Every line with the word "this" in it should be extracted from the data that follows.

== Plotting code records ==
==*==

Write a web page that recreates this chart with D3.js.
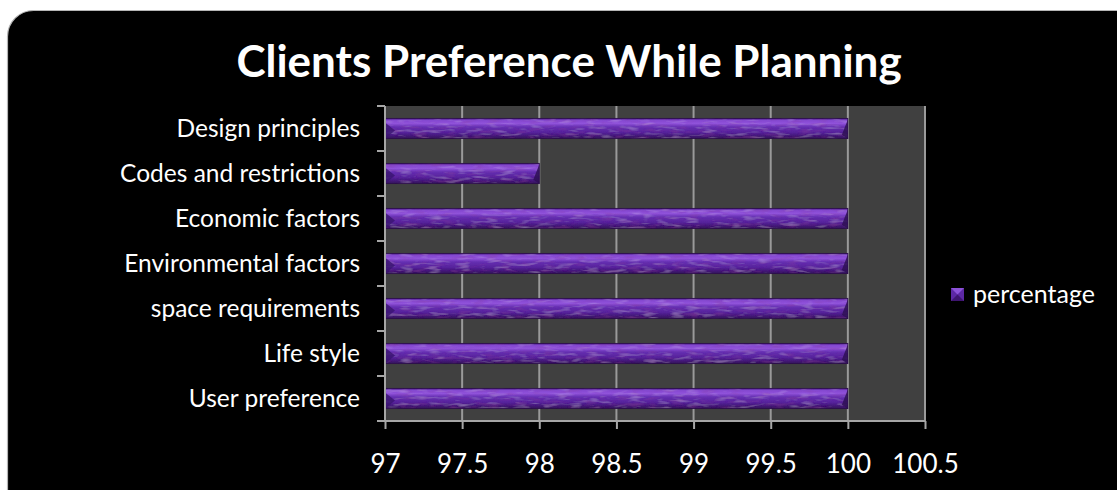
<!DOCTYPE html>
<html>
<head>
<meta charset="utf-8">
<script src="https://cdn.jsdelivr.net/npm/d3@7"></script>
<style>
  html, body { margin: 0; padding: 0; background: #ffffff; }
  svg { display: block; }
  text { font-family: Lato, "Open Sans", sans-serif; }
</style>
</head>
<body>
<svg id="chart" width="1117" height="490"></svg>
<script>
// Chart content
const titleText = "Clients Preference While Planning";
const categories = [
  "Design principles",
  "Codes and restrictions",
  "Economic factors",
  "Environmental factors",
  "space requirements",
  "Life style ",
  "User preference"
];
const percentage = [100, 98, 100, 100, 100, 100, 100];
const seriesName = "percentage";
const xTicks = [97, 97.5, 98, 98.5, 99, 99.5, 100, 100.5];

const svg = d3.select("#chart");
const W = 1117, H = 490;

// Frame: black rounded panel on white
svg.append("rect")
  .attr("x", 7.5).attr("y", 10.5)
  .attr("width", W + 20).attr("height", H + 20)
  .attr("rx", 26).attr("ry", 26)
  .attr("fill", "#000")
  .attr("stroke", "#b5b5b5").attr("stroke-width", 1.2);

// Plot area
const plot = { left: 385, right: 925, top: 106, bottom: 421 };

const x = d3.scaleLinear()
  .domain([97, 100.5])
  .range([plot.left, plot.right]);

const y = d3.scaleBand()
  .domain(categories)
  .range([plot.top, plot.bottom])
  .paddingInner(0.55)
  .paddingOuter(0.275);

const defs = svg.append("defs");

// Bar fill: bevelled purple tube
const grad = defs.append("linearGradient")
  .attr("id", "barGrad")
  .attr("x1", 0).attr("y1", 0).attr("x2", 0).attr("y2", 1);
[
  [0.00, "#4a1f84"],
  [0.10, "#8448d0"],
  [0.25, "#9052da"],
  [0.42, "#6630b2"],
  [0.70, "#55229a"],
  [1.00, "#33105a"]
].forEach(([o, c]) => grad.append("stop").attr("offset", o).attr("stop-color", c));

// Subtle mottled texture over the bars
const tex = defs.append("filter").attr("id", "mottle")
  .attr("x", 0).attr("y", 0).attr("width", 1).attr("height", 1);
tex.append("feTurbulence")
  .attr("type", "fractalNoise")
  .attr("baseFrequency", "0.07 0.3")
  .attr("numOctaves", 2)
  .attr("seed", 5)
  .attr("result", "noise");
tex.append("feColorMatrix")
  .attr("in", "noise")
  .attr("type", "matrix")
  .attr("values", "0 0 0 0 0.68  0 0 0 0 0.45  0 0 0 0 0.9  0.7 0 0 0 -0.36")
  .attr("result", "light");
tex.append("feColorMatrix")
  .attr("in", "noise")
  .attr("type", "matrix")
  .attr("values", "0 0 0 0 0.25  0 0 0 0 0.05  0 0 0 0 0.32  0 -1.0 0 0 0.5")
  .attr("result", "dark");
tex.append("feComposite")
  .attr("in", "light").attr("in2", "SourceGraphic")
  .attr("operator", "in").attr("result", "lightClip");
tex.append("feComposite")
  .attr("in", "dark").attr("in2", "SourceGraphic")
  .attr("operator", "in").attr("result", "darkClip");
tex.append("feMerge").selectAll("feMergeNode")
  .data(["SourceGraphic", "darkClip", "lightClip"])
  .join("feMergeNode").attr("in", d => d);

// Plot background
svg.append("rect")
  .attr("x", plot.left).attr("y", plot.top)
  .attr("width", plot.right - plot.left)
  .attr("height", plot.bottom - plot.top)
  .attr("fill", "#404040");

// Vertical gridlines
svg.append("g")
  .selectAll("line")
  .data(xTicks.slice(1))
  .join("line")
  .attr("x1", d => x(d)).attr("x2", d => x(d))
  .attr("y1", plot.top).attr("y2", plot.bottom)
  .attr("stroke", "#9a9a9a").attr("stroke-width", 2);

// Bars
const bars = svg.append("g");
bars.selectAll("rect.bar")
  .data(categories)
  .join("rect")
  .attr("class", "bar")
  .attr("x", x(97))
  .attr("y", d => y(d))
  .attr("width", (d, i) => x(percentage[i]) - x(97))
  .attr("height", y.bandwidth())
  .attr("fill", "url(#barGrad)")
  .attr("filter", "url(#mottle)");

// Bevelled ends
const bev = 6;
bars.selectAll("path.endR")
  .data(categories)
  .join("path")
  .attr("class", "endR")
  .attr("d", (d, i) => {
    const x1 = x(percentage[i]), y0 = y(d), h = y.bandwidth();
    return `M${x1},${y0 + 1} L${x1},${y0 + h} L${x1 - bev},${y0 + h - 4} Z`;
  })
  .attr("fill", "#2e0f55").attr("opacity", 0.85);
bars.selectAll("path.endL")
  .data(categories)
  .join("path")
  .attr("class", "endL")
  .attr("d", d => {
    const x0 = x(97), y0 = y(d), h = y.bandwidth();
    return `M${x0},${y0 + 4} L${x0 + bev + 4},${y0 + h / 2 + 2} L${x0},${y0 + h} Z`;
  })
  .attr("fill", "#3a1470").attr("opacity", 0.8);
bars.selectAll("rect.edge")
  .data(categories)
  .join("rect")
  .attr("class", "edge")
  .attr("x", x(97))
  .attr("y", d => y(d))
  .attr("width", (d, i) => x(percentage[i]) - x(97))
  .attr("height", y.bandwidth())
  .attr("fill", "none")
  .attr("stroke", "#2a0c4a").attr("stroke-width", 0.8);

// Y axis (category)
const yAxis = svg.append("g")
  .attr("transform", `translate(${plot.left},0)`);
yAxis.append("line")
  .attr("x1", 0).attr("x2", 0)
  .attr("y1", plot.top).attr("y2", plot.bottom)
  .attr("stroke", "#a6a6a6").attr("stroke-width", 2);
const step = y.step();
yAxis.selectAll("line.tk")
  .data(d3.range(categories.length + 1))
  .join("line")
  .attr("class", "tk")
  .attr("x1", -8).attr("x2", 0)
  .attr("y1", i => plot.top + i * step)
  .attr("y2", i => plot.top + i * step)
  .attr("stroke", "#a6a6a6").attr("stroke-width", 2);
yAxis.selectAll("text")
  .data(categories)
  .join("text")
  .attr("x", -25)
  .attr("y", d => y(d) + y.bandwidth() / 2)
  .attr("dy", "0.35em")
  .attr("text-anchor", "end")
  .attr("fill", "#ffffff")
  .attr("font-size", 24.5)
  .text(d => d);

// X axis (value)
const xAxisG = svg.append("g")
  .attr("transform", `translate(0,${plot.bottom})`)
  .call(d3.axisBottom(x).tickValues(xTicks).tickSize(8).tickSizeOuter(0).tickFormat(d3.format("")));
xAxisG.select(".domain").remove();
xAxisG.append("line")
  .attr("x1", plot.left - 8).attr("x2", plot.right)
  .attr("y1", 0).attr("y2", 0)
  .attr("stroke", "#a6a6a6").attr("stroke-width", 2);
xAxisG.selectAll(".tick line").attr("stroke", "#a6a6a6").attr("stroke-width", 2);
xAxisG.selectAll(".tick text")
  .attr("fill", "#ffffff")
  .attr("font-size", 26)
  .attr("font-family", "Lato, 'Open Sans', sans-serif")
  .attr("y", 43)
  .attr("dy", "0.35em");

// Title
svg.append("text")
  .attr("x", 569).attr("y", 77)
  .attr("text-anchor", "middle")
  .attr("fill", "#ffffff")
  .attr("font-weight", "bold")
  .attr("font-size", 44)
  .text(titleText);

// Legend
const lg = svg.append("g").attr("transform", "translate(951,288)");
lg.append("rect")
  .attr("width", 13).attr("height", 13)
  .attr("fill", "#5c28a4");
lg.append("path")
  .attr("d", "M0,0 L13,0 L6.5,6.5 Z")
  .attr("fill", "#8c52d8");
lg.append("path")
  .attr("d", "M0,13 L13,13 L6.5,6.5 Z")
  .attr("fill", "#3e1570");
lg.append("text")
  .attr("x", 22).attr("y", 6.5)
  .attr("dy", "0.35em")
  .attr("fill", "#ffffff")
  .attr("font-size", 25)
  .text(seriesName);
</script>
</body>
</html>
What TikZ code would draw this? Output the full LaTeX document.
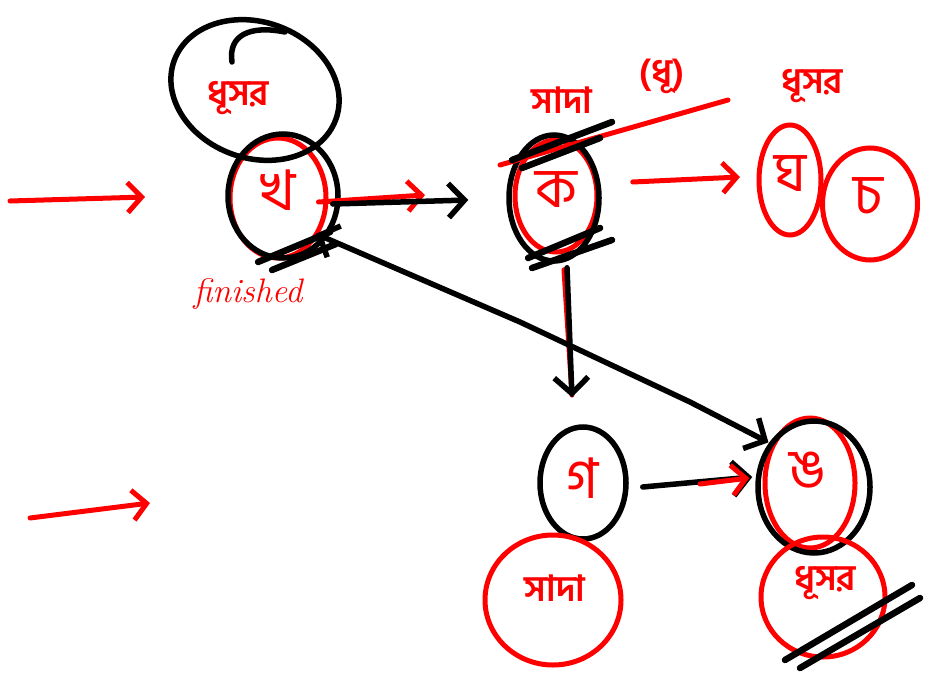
\documentclass[tikz,border=0pt]{standalone}
\usepackage{fontspec}
\newfontfamily\bn[Script=Bengali]{Hind Siliguri}
\usetikzlibrary{shapes.geometric,arrows.meta}
\begin{document}
\begin{tikzpicture}[x=1pt,y=-1pt,
  redc/.style={draw=red, line width=5pt, ellipse, inner sep=0pt},
  blkc/.style={draw=black, line width=5.5pt, ellipse, inner sep=0pt},
  rarr/.style={draw=red, line width=5pt, line cap=round, -{Straight Barb[length=14pt,width=30pt,line width=5pt]}},
  barr/.style={draw=black, line width=5.5pt, line cap=round, -{Straight Barb[length=16pt,width=34pt,line width=5.5pt]}},
  lbl/.style={text=red, font=\bn\bfseries\fontsize{36}{36}\selectfont},
  letter/.style={text=red, font=\bn\fontsize{56}{56}\selectfont},
  strike/.style={draw=black, line width=6.5pt, line cap=round},
  redline/.style={draw=red, line width=5pt, line cap=round},
]
\useasboundingbox (0,0) rectangle (936,677);

% incoming arrows
\coordinate (in1s) at (10,201);
\coordinate (in1e) at (145,197);
\coordinate (in2s) at (30,518);
\coordinate (in2e) at (150,503);
\draw[rarr] (in1s) -- (in1e);
\draw[rarr] (in2s) -- (in2e);

% node kha
\node[redc, minimum width=96pt, minimum height=120pt] (khr) at (278,198) {};
\node[letter] (kh) at (278,190) {খ};
\node[blkc, minimum width=110pt, minimum height=124pt] (khb) at (283,196) {};
\node[blkc, minimum width=172pt, minimum height=136pt, rotate=-20] (khlc) at (255,90) {};
\node[lbl] (khl) at (238,98) {ধূসর};
\draw[draw=black, line width=5.5pt, line cap=round] (232,62) .. controls (228,35) and (250,25) .. (285,32);
\node[text=red, font=\fontsize{34}{34}\selectfont\itshape] (khf) at (248,294) {finished};
\draw[strike] (258,262) -- (330,232);
\draw[strike] (272,270) -- (336,244);

% node ka
\node[redc, minimum width=82pt, minimum height=112pt] (kar) at (556,196) {};
\node[letter] (ka) at (556,190) {ক};
\node[blkc, minimum width=90pt, minimum height=126pt] (kab) at (554,198) {};
\node[lbl] (kal) at (562,100) {সাদা};
\node[lbl] (kal2) at (662,76) {(ধূ)};
\draw[redline] (500,165) -- (728,100);
\draw[strike] (512,160) -- (612,122);
\draw[strike] (522,168) -- (600,138);
\draw[strike] (528,258) -- (600,228);
\draw[strike] (532,268) -- (612,240);

% node gha + cha
\node[redc, minimum width=62pt, minimum height=110pt] (ghr) at (790,180) {};
\node[letter] (gh) at (790,174) {ঘ};
\node[redc, minimum width=95pt, minimum height=112pt] (char) at (870,204) {};
\node[letter] (ch) at (868,196) {চ};
\node[lbl] (ghl) at (812,86) {ধূসর};

% node ga
\node[blkc, minimum width=86pt, minimum height=112pt] (gab) at (583,483) {};
\node[letter] (ga) at (583,478) {গ};
\node[redc, minimum width=136pt, minimum height=130pt] (gal) at (553,600) {};
\node[lbl] (galt) at (555,588) {সাদা};

% node nga
\node[redc, minimum width=90pt, minimum height=130pt] (ngr) at (810,483) {};
\node[letter] (ng) at (808,470) {ঙ};
\node[blkc, minimum width=112pt, minimum height=132pt] (ngb) at (814,487) {};
\node[redc, minimum width=124pt, minimum height=120pt] (ngl) at (823,597) {};
\node[lbl] (nglt) at (825,583) {ধূসর};
\draw[strike] (785,660) -- (912,585);
\draw[strike] (800,668) -- (920,598);

% connectors
\coordinate (khka) at (425,195);
\draw[rarr] ([xshift=-10pt,yshift=-4pt]khr.east) -- (khka);
\draw[barr] ([xshift=-8pt,yshift=-8pt]khb.east) -- ([xshift=-38pt,yshift=-2pt]kab.west);
\coordinate (kagh) at (740,177);
\draw[rarr] ([xshift=31pt,yshift=16pt]kab.east) -- (kagh);
\draw[redline] ([xshift=10pt,yshift=-6pt]kab.south) -- (572,395);
\draw[barr] ([xshift=13pt,yshift=-4pt]kab.south) -- ([xshift=-11pt,yshift=27pt]gab.north);
\draw[barr] ([xshift=14pt,yshift=-4pt]gab.east) -- ([xshift=-3pt,yshift=10pt]ngb.west);
\draw[rarr] (700,484) -- ([xshift=-6pt,yshift=9pt]ngb.west);
\draw[draw=black, line width=5.5pt, line cap=round,
  {Straight Barb[length=16pt,width=34pt,line width=5.5pt]}-{Straight Barb[length=16pt,width=34pt,line width=5.5pt]}]
  ([xshift=-8pt,yshift=8pt]khb.south east) -- (520,322) -- (690,402) -- ([xshift=-4pt,yshift=-4pt]ngb.north west);
\end{tikzpicture}
\end{document}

==*==

== Finished answer ==
Write a web page that recreates this chart with D3.js.
What TikZ code would draw this? Output the full LaTeX document.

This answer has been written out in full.